Kansas salt mines under the gun with harsh winter

? Trucks are lined up bumper-to-bumper these days along the road leading to the Lyons Salt Co. In the frosty, salt-scented air, drivers pass the hours waiting for the loads of road salt they will deliver throughout the Midwest.

Winter is always boom time for road salt producers in the nation’s fourth biggest salt-producing state. But the continuous storms that are keeping much of the nation plastered by ice and snow this winter have made business unusually busy.

Trucks are lined up bumper-to-bumper these days along the road leading to the Lyons Salt Co. In the frosty, salt-scented air, drivers pass the hours waiting for the loads of road salt they will deliver throughout the Midwest.
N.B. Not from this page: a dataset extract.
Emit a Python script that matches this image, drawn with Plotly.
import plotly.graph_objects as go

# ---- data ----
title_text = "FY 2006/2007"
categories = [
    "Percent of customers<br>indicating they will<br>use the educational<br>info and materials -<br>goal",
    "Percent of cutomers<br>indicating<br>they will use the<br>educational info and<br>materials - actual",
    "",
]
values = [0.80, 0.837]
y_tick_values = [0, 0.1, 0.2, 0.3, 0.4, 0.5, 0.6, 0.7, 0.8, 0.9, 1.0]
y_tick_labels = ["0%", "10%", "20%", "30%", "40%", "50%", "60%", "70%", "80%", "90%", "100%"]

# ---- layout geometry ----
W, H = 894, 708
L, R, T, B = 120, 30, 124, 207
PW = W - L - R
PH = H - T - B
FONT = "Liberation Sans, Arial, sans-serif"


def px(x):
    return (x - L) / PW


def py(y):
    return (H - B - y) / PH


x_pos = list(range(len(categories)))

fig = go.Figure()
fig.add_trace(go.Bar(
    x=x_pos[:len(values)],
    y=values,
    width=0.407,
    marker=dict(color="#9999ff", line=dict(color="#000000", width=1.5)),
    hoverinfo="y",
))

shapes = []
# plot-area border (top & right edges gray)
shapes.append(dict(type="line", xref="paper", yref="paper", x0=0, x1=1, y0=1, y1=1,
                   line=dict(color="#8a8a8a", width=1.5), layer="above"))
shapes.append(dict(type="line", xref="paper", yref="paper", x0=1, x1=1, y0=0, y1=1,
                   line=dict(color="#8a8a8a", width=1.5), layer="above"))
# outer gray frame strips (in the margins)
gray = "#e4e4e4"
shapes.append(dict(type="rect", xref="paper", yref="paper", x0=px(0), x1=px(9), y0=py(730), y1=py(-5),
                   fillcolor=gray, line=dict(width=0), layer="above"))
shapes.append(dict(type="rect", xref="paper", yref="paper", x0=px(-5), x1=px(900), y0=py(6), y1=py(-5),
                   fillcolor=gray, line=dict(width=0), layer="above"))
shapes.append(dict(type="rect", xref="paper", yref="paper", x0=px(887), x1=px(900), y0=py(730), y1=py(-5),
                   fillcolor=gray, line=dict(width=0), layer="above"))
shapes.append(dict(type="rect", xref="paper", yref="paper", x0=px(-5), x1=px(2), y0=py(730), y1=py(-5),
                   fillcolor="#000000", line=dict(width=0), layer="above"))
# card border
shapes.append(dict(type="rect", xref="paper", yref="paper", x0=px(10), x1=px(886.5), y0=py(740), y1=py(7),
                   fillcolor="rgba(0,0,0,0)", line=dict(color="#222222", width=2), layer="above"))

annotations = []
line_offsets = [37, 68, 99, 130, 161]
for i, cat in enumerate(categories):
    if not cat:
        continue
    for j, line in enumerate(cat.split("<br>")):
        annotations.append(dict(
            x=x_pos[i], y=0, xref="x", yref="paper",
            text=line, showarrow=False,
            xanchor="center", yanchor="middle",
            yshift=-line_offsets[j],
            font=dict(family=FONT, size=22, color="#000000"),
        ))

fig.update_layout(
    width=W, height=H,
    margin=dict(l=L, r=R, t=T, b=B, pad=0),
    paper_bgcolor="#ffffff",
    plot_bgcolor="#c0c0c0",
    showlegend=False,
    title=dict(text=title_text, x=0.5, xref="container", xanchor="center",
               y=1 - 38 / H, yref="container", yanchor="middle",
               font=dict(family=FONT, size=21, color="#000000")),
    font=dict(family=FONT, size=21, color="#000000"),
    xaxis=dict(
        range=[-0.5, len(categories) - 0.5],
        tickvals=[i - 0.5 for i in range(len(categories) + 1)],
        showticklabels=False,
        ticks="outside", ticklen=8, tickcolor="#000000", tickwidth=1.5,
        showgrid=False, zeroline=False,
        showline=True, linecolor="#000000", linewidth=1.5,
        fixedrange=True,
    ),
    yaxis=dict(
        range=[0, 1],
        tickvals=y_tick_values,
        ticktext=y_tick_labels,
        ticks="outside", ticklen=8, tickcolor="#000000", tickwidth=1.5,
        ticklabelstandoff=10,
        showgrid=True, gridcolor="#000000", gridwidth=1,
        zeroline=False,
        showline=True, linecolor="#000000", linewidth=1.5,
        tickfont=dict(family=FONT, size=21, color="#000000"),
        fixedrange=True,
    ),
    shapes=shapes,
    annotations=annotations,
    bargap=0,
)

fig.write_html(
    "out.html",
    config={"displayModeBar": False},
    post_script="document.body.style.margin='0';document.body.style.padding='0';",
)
“We can’t produce enough to keep up with demand at the moment,” said Lyons Salt president Steve Kadel, who can watch the trucks come and go around the clock from his second-story office window.

Half of the roughly 500,000 tons of salt normally mined at Lyons each year is used for treating roads. But at this time of year, 80 percent of the mined salt — up to 3,600 tons a day — is destined for roads.
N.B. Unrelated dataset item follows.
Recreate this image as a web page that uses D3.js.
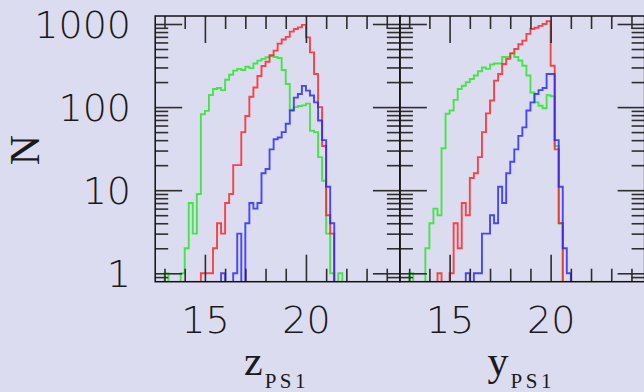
<!DOCTYPE html>
<html><head><meta charset="utf-8">
<script src="https://cdn.jsdelivr.net/npm/d3@7"></script>
<style>html,body{margin:0;padding:0;background:#dcdcf0;} svg{display:block;}</style>
</head><body><svg id="c" width="644" height="392"></svg>
<script>
// ---- data ----
const magBins = [13.0,13.2,13.4,13.6,13.8,14.0,14.2,14.4,14.6,14.8,
                 15.0,15.2,15.4,15.6,15.8,16.0,16.2,16.4,16.6,16.8,
                 17.0,17.2,17.4,17.6,17.8,18.0,18.2,18.4,18.6,18.8,
                 19.0,19.2,19.4,19.6,19.8,20.0,20.2,20.4,20.6,20.8,
                 21.0,21.2,21.4,21.6,21.8];
const binWidth = 0.2;

const zGreen = [1,0,0,0,1,2,7,3,9,82, 90,140,165,170,160,213,245,275,288,280,
                306,294,335,362,380,398,412,400,390,280, 190,93,100,103,105,110,52,50,25,13,
                3,1,0,1,0];
const zRed   = [0,0,0,0,0,0,0,0,0,1, 1,1,2,4,3,7,9,20,20,50,
                78,133,172,237,312,352,420,478,580,650, 700,810,870,910,975,690,455,250,100,34,
                5,3,0,0,0];
const zBlue  = [0,0,0,0,0,0,0,0,0,0, 0,0,0,0,1,0,0,1,3,0,
                4,7,6,7,16,18,31,41,43,50, 63,91,130,144,180,158,138,114,69,40,
                11,4,0,0,0];

const yGreen = [1,0,0,0,2,4,6,5,32,83, 91,122,165,181,200,218,240,270,300,288,
                325,335,335,400,400,443,400,363,315,240, 150,114,104,97,139,135,34,4,0,0,
                0,0,0,0,0];
const yRed   = [0,0,0,0,0,0,0,1,0,0, 1,4,2,7,5,14,16,25,50,84,
                120,208,250,330,380,443,500,570,630,760, 870,900,950,1000,1080,315,31,4,0,0,
                0,0,0,0,0];
const yBlue  = [0,0,0,0,0,0,0,0,0,0, 0,0,0,0,1,0,1,1,3,3,
                5,4,11,7,16,22,31,45,57,91, 114,144,160,170,250,250,40,11,2,1,
                0,0,0,0,0];

const xMajorTicks = [15, 20];
const xMinorTicks = [13, 14, 16, 17, 18, 19, 21, 22, 23, 24];
const yMajorTicks = [1, 10, 100, 1000];
const yMinorTicks = [0.9, 2,3,4,5,6,7,8,9, 20,30,40,50,60,70,80,90, 200,300,400,500,600,700,800,900];
const yTickLabels = ["1", "10", "100", "1000"];
const xTickLabels = ["15", "20"];
const bandNames = ["z", "y"];
const yAxisTitle = "N";
const subscript = "PS1";

// ---- layout ----
const svg = d3.select("#c");
svg.append("rect").attr("width", 644).attr("height", 392).attr("fill", "#dcdcf0");

const plotTop = 16, plotBottom = 281.7, panelW = 244.7;
const panelLefts = [155.2, 399.9];
const xDomain = [12.54, 24.65];
const yDomain = [0.792, 1248];
const colors = { green: "#22e622", red: "#ff2020", blue: "#2424ff" };

const panels = [
  { band: bandNames[0], series: [["green", zGreen], ["red", zRed], ["blue", zBlue]] },
  { band: bandNames[1], series: [["green", yGreen], ["red", yRed], ["blue", yBlue]] }
];

const tickColor = "#2e2e2e";

panels.forEach((p, pi) => {
  const L = panelLefts[pi], R = L + panelW;
  const x = d3.scaleLinear().domain(xDomain).range([L, R]);
  const y = d3.scaleLog().domain(yDomain).range([plotBottom, plotTop]);
  const g = svg.append("g");

  const clipId = "clip" + pi;
  svg.append("clipPath").attr("id", clipId)
    .append("rect").attr("x", L).attr("y", plotTop).attr("width", panelW).attr("height", plotBottom - plotTop);

  const yv = c => c > 0 ? y(c) : plotBottom + 5;
  const line = d3.line().curve(d3.curveStepAfter);

  p.series.forEach(([name, counts]) => {
    const pts = [[x(magBins[0]), plotBottom + 5]];
    counts.forEach((c, i) => pts.push([x(magBins[i]), yv(c)]));
    const lastEdge = magBins[magBins.length - 1] + binWidth;
    pts.push([x(lastEdge), plotBottom + 5]);
    g.append("path")
      .attr("clip-path", `url(#${clipId})`)
      .attr("d", line(pts))
      .attr("fill", "none")
      .attr("stroke", colors[name])
      .attr("stroke-width", 1.9)
      .attr("stroke-opacity", 0.82)
      .attr("stroke-linejoin", "miter");
  });

  const addAxis = (axis, tx, ty) => {
    const a = g.append("g").attr("transform", `translate(${tx},${ty})`).call(axis);
    a.select(".domain").remove();
    a.selectAll("line").attr("stroke", tickColor).attr("stroke-width", 1.6);
    a.selectAll("text").remove();
  };
  const majorLen = 27, minorLen = 13;
  addAxis(d3.axisBottom(x).tickValues(xMajorTicks).tickSize(-majorLen).tickFormat(""), 0, plotBottom);
  addAxis(d3.axisBottom(x).tickValues(xMinorTicks).tickSize(-minorLen).tickFormat(""), 0, plotBottom);
  addAxis(d3.axisTop(x).tickValues(xMajorTicks).tickSize(-majorLen).tickFormat(""), 0, plotTop);
  addAxis(d3.axisTop(x).tickValues(xMinorTicks).tickSize(-minorLen).tickFormat(""), 0, plotTop);
  addAxis(d3.axisLeft(y).tickValues(yMajorTicks).tickSize(-majorLen).tickFormat(""), L, 0);
  addAxis(d3.axisLeft(y).tickValues(yMinorTicks).tickSize(-minorLen).tickFormat(""), L, 0);
  addAxis(d3.axisRight(y).tickValues(yMajorTicks).tickSize(-majorLen).tickFormat(""), R, 0);
  addAxis(d3.axisRight(y).tickValues(yMinorTicks).tickSize(-minorLen).tickFormat(""), R, 0);

  g.append("rect").attr("x", L).attr("y", plotTop).attr("width", panelW).attr("height", plotBottom - plotTop)
    .attr("fill", "none").attr("stroke", "#111").attr("stroke-width", 1.5);

  const xl = g.append("g").attr("transform", `translate(0,${plotBottom})`)
    .call(d3.axisBottom(x).tickValues(xMajorTicks).tickSize(0).tickPadding(24.5)
      .tickFormat((d, i) => xTickLabels[i]));
  xl.select(".domain").remove();
  xl.selectAll("text").attr("font-family", "DejaVu Sans").attr("font-weight", 300)
    .attr("font-size", 38).attr("fill", "#1a1a1a");

  if (pi === 0) {
    const yl = g.append("g").attr("transform", `translate(${L},0)`)
      .call(d3.axisLeft(y).tickValues(yMajorTicks).tickSize(0).tickPadding(L - 131)
        .tickFormat((d, i) => yTickLabels[i]));
    yl.select(".domain").remove();
    yl.selectAll("text").attr("font-family", "DejaVu Sans").attr("font-weight", 300)
      .attr("font-size", 38).attr("fill", "#1a1a1a").attr("dy", "0.36em");
  }

  const t = g.append("text").attr("x", (L + R) / 2 - 1).attr("y", 375)
    .attr("text-anchor", "middle").attr("font-family", "Liberation Serif")
    .attr("font-size", 42).attr("fill", "#1a1a1a");
  t.append("tspan").text(p.band);
  t.append("tspan").attr("dx", 2).attr("dy", 13).attr("font-size", 21).attr("letter-spacing", 3.5).text(subscript);
});

svg.append("text")
  .attr("transform", "translate(24,150) rotate(-90)")
  .attr("text-anchor", "middle").attr("dy", "0.35em")
  .attr("font-family", "Liberation Serif").attr("font-size", 42).attr("fill", "#1a1a1a")
  .text(yAxisTitle);
</script>
</body></html>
“If we had 10 tons a day, they would take it,” said Kadel, who has a decorative, jolly snowman with the phrase “Bring on the Blizzard” hanging in his office lobby.

At the Independent Salt Co. mine in nearby Kanopolis, Steve Olson, vice president for distribution, calls the current demand “the worst in quite a while.”

“We’ve got a good backlog looking at us, and hopefully we’ll be able to get a lot of tonnage delivered before we get hit again,” Olson said.

At Independent Salt, a 50 percent increase in road salt tonnage keeps about 56 employees working two nine-hour shifts seven days a week. Roughly 90 percent of the salt mined in Kanopolis is for roads, Olson said.

“Ice and snow is the harvest season for us like wheat season is for farmers,” Olson said.

During the high-demand period, 46 miners and other Lyons Salt employees have been working two 12-hour weekday shifts and eight- to 10-hour weekend shifts.

The work goes on 1,000 feet below ground in cavernous rooms. Rock salt is blasted from the walls, crushed and sent to the surface in two metal buckets, each carrying five tons. The rock then is sorted by size through a series of screens, and the road salt is sent by conveyor belt to a metal shed that can hold 18,000 tons.

On a recent day, the shed held just 4,000 tons. A noisy front-end loader grabbed large bites from the giant piles, jarring pigeons from the rafters high above, and carried the salt across the shed to the waiting trucks.

Among the waiting drivers was Larry Anderson, of Americus.

“There’s demand for salt everywhere,” Anderson said. “We’ve had places where we dump salt and all they had was on their trucks getting ready to go out.”

Anderson’s latest run was to Blue Springs, Mo., and its 220 miles of roads. The Kansas City suburb typically uses 1,200 tons of salt per winter, but it already has gone through 1,800 tons this season.

“We’re riding the fence and hoping to fall off on the good side,” said Chris Sandie, the city’s assistant public works director.

Ordering road salt is partly a guessing game. Decisions are made each summer, based in part on the previous winters. The relatively mild winters of the past few years left many caught short by this year’s severe storms.

Kadel hopes to have a shed holding 70,000 tons ready next winter to make it quicker and easier to load trucks. Currently, Lyons can handle about 150 trucks a day.

According to Richard L. Hanneman, president of the Salt Institute in Alexandria, Va., the nation used 13.4 million tons of road salt in 2002.